*TASK PROMPT:*
Copy out the material below in full, but not its images.

*GIVEN INFORMATION:*
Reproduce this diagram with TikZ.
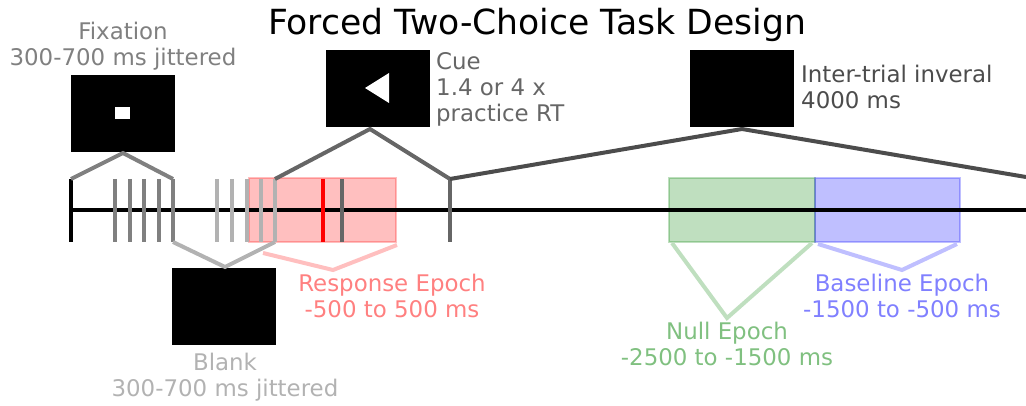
\documentclass[tikz,border=0pt]{standalone}
\usepackage{fontspec}
\setmainfont{DejaVu Sans}
\definecolor{fixc}{gray}{0.5}
\definecolor{blankc}{gray}{0.7}
\definecolor{cuec}{gray}{0.4}
\definecolor{itic}{gray}{0.3}
\definecolor{respc}{RGB}{255,0,0}
\definecolor{nullc}{RGB}{0,128,0}
\definecolor{basec}{RGB}{0,0,255}
\begin{document}
\begin{tikzpicture}[x=1pt,y=-1pt,
  lbl/.style={font=\fontsize{22.9}{26}\selectfont, inner sep=0pt, align=center},
  lbll/.style={font=\fontsize{22.9}{26}\selectfont, inner sep=0pt, align=left},
  screen/.style={fill=black, minimum width=104pt, minimum height=77pt, inner sep=0pt, draw=none, anchor=north west},
  tk/.style={line width=3.8pt},
  brk/.style={line width=4pt, line join=miter},
  epoch/.style={line width=2.5pt, fill opacity=0.25, draw opacity=0.25},
]
\useasboundingbox (0,0) rectangle (1026,406);

% title
\node[font=\fontsize{34.6}{40}\selectfont, inner sep=0pt, anchor=base] (title) at (537,35) {Forced Two-Choice Task Design};

% screens
\node[screen] (fixbox) at (71,75) {};
\node[screen] (cuebox) at (326,50) {};
\node[screen] (blankbox) at (172,268) {};
\node[screen] (itibox) at (690,50) {};
\fill[white] (115,107) rectangle (130,119);
\fill[white] (365,88) -- (389,73) -- (389,103) -- cycle;

% epoch rectangles
\filldraw[epoch, fill=respc, draw=respc] (249,178) rectangle (396,242);
\filldraw[epoch, fill=nullc, draw=nullc] (669,178) rectangle (815,242);
\filldraw[epoch, fill=basec, draw=basec] (815,178) rectangle (960,242);

% timeline
\coordinate (t0) at (71,210);
\coordinate (tend) at (1026,210);
\draw[line width=3.8pt] (t0) -- (tend);

% ticks
\draw[tk, black] (71,179) -- (71,242);
\foreach \x in {115,130,144,159,173} \draw[tk, fixc] (\x,179) -- (\x,242);
\foreach \x in {217,232,247,261,275} \draw[tk, blankc] (\x,179) -- (\x,242);
\draw[tk, respc, line width=4pt] (323,179) -- (323,242);
\draw[tk, cuec] (342,179) -- (342,242);
\draw[tk, cuec] (450,179) -- (450,242);

% brackets
\coordinate (fixpk) at (123,153);
\coordinate (blankpk) at (225,267);
\coordinate (cuepk) at (370,129);
\coordinate (itipk) at (742,129);
\coordinate (itiend) at (1026,177);
\draw[brk, fixc] (71,179) -- (fixpk) -- (173,179);
\draw[brk, blankc] (173,242) -- (blankpk) -- (275,242);
\draw[brk, cuec] (275,179) -- (cuepk) -- (450,179);
\draw[brk, itic] (450,179) -- (itipk) -- (itiend);
\draw[brk, respc!25] (263,253) -- (333,270) -- (397,245);
\draw[brk, nullc!25] (672,243) -- (727,318) -- (812,243);
\draw[brk, basec!25] (818,244) -- (902,270) -- (957,244);

% labels (anchor = baseline of the last line)
\node[lbl, fixc, anchor=base] (fixlbl) at (123,66) {Fixation\\300-700 ms jittered};
\node[lbll, cuec, anchor=base west] (cuelbl) at (436,122) {Cue\\1.4 or 4 x\\practice RT};
\node[lbll, itic, anchor=base west] (itilbl) at (801,109) {Inter-trial inveral\\4000 ms};
\node[lbl, blankc, anchor=base] (blanklbl) at (225,396) {Blank\\300-700 ms jittered};
\node[lbl, respc!50, anchor=base] (resplbl) at (392,317) {Response Epoch\\-500 to 500 ms};
\node[lbl, nullc!50, anchor=base] (nulllbl) at (727,365) {Null Epoch\\-2500 to -1500 ms};
\node[lbl, basec!50, anchor=base] (baselbl) at (902,317) {Baseline Epoch\\-1500 to -500 ms};
\end{tikzpicture}
\end{document}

*FINAL RESULT:*
Reproduce this diagram with TikZ.
\documentclass[tikz,border=0pt]{standalone}
\usepackage{fontspec}
\setmainfont{DejaVu Sans}
\definecolor{fixc}{gray}{0.5}
\definecolor{blankc}{gray}{0.7}
\definecolor{cuec}{gray}{0.4}
\definecolor{itic}{gray}{0.3}
\definecolor{respc}{RGB}{255,0,0}
\definecolor{nullc}{RGB}{0,128,0}
\definecolor{basec}{RGB}{0,0,255}
\begin{document}
\begin{tikzpicture}[x=1pt,y=-1pt,
  lbl/.style={font=\fontsize{22.9}{26}\selectfont, inner sep=0pt, align=center},
  lbll/.style={font=\fontsize{22.9}{26}\selectfont, inner sep=0pt, align=left},
  screen/.style={fill=black, minimum width=104pt, minimum height=77pt, inner sep=0pt, draw=none, anchor=north west},
  tk/.style={line width=3.8pt},
  brk/.style={line width=4pt, line join=miter},
  epoch/.style={line width=2.5pt, fill opacity=0.25, draw opacity=0.25},
]
\useasboundingbox (0,0) rectangle (1026,406);

% title
\node[font=\fontsize{34.6}{40}\selectfont, inner sep=0pt, anchor=base] (title) at (537,35) {Forced Two-Choice Task Design};

% screens
\node[screen] (fixbox) at (71,75) {};
\node[screen] (cuebox) at (326,50) {};
\node[screen] (blankbox) at (172,268) {};
\node[screen] (itibox) at (690,50) {};
\fill[white] (115,107) rectangle (130,119);
\fill[white] (365,88) -- (389,73) -- (389,103) -- cycle;

% epoch rectangles
\filldraw[epoch, fill=respc, draw=respc] (249,178) rectangle (396,242);
\filldraw[epoch, fill=nullc, draw=nullc] (669,178) rectangle (815,242);
\filldraw[epoch, fill=basec, draw=basec] (815,178) rectangle (960,242);

% timeline
\coordinate (t0) at (71,210);
\coordinate (tend) at (1026,210);
\draw[line width=3.8pt] (t0) -- (tend);

% ticks
\draw[tk, black] (71,179) -- (71,242);
\foreach \x in {115,130,144,159,173} \draw[tk, fixc] (\x,179) -- (\x,242);
\foreach \x in {217,232,247,261,275} \draw[tk, blankc] (\x,179) -- (\x,242);
\draw[tk, respc, line width=4pt] (323,179) -- (323,242);
\draw[tk, cuec] (342,179) -- (342,242);
\draw[tk, cuec] (450,179) -- (450,242);

% brackets
\coordinate (fixpk) at (123,153);
\coordinate (blankpk) at (225,267);
\coordinate (cuepk) at (370,129);
\coordinate (itipk) at (742,129);
\coordinate (itiend) at (1026,177);
\draw[brk, fixc] (71,179) -- (fixpk) -- (173,179);
\draw[brk, blankc] (173,242) -- (blankpk) -- (275,242);
\draw[brk, cuec] (275,179) -- (cuepk) -- (450,179);
\draw[brk, itic] (450,179) -- (itipk) -- (itiend);
\draw[brk, respc!25] (263,253) -- (333,270) -- (397,245);
\draw[brk, nullc!25] (672,243) -- (727,318) -- (812,243);
\draw[brk, basec!25] (818,244) -- (902,270) -- (957,244);

% labels (anchor = baseline of the last line)
\node[lbl, fixc, anchor=base] (fixlbl) at (123,66) {Fixation\\300-700 ms jittered};
\node[lbll, cuec, anchor=base west] (cuelbl) at (436,122) {Cue\\1.4 or 4 x\\practice RT};
\node[lbll, itic, anchor=base west] (itilbl) at (801,109) {Inter-trial inveral\\4000 ms};
\node[lbl, blankc, anchor=base] (blanklbl) at (225,396) {Blank\\300-700 ms jittered};
\node[lbl, respc!50, anchor=base] (resplbl) at (392,317) {Response Epoch\\-500 to 500 ms};
\node[lbl, nullc!50, anchor=base] (nulllbl) at (727,365) {Null Epoch\\-2500 to -1500 ms};
\node[lbl, basec!50, anchor=base] (baselbl) at (902,317) {Baseline Epoch\\-1500 to -500 ms};
\end{tikzpicture}
\end{document}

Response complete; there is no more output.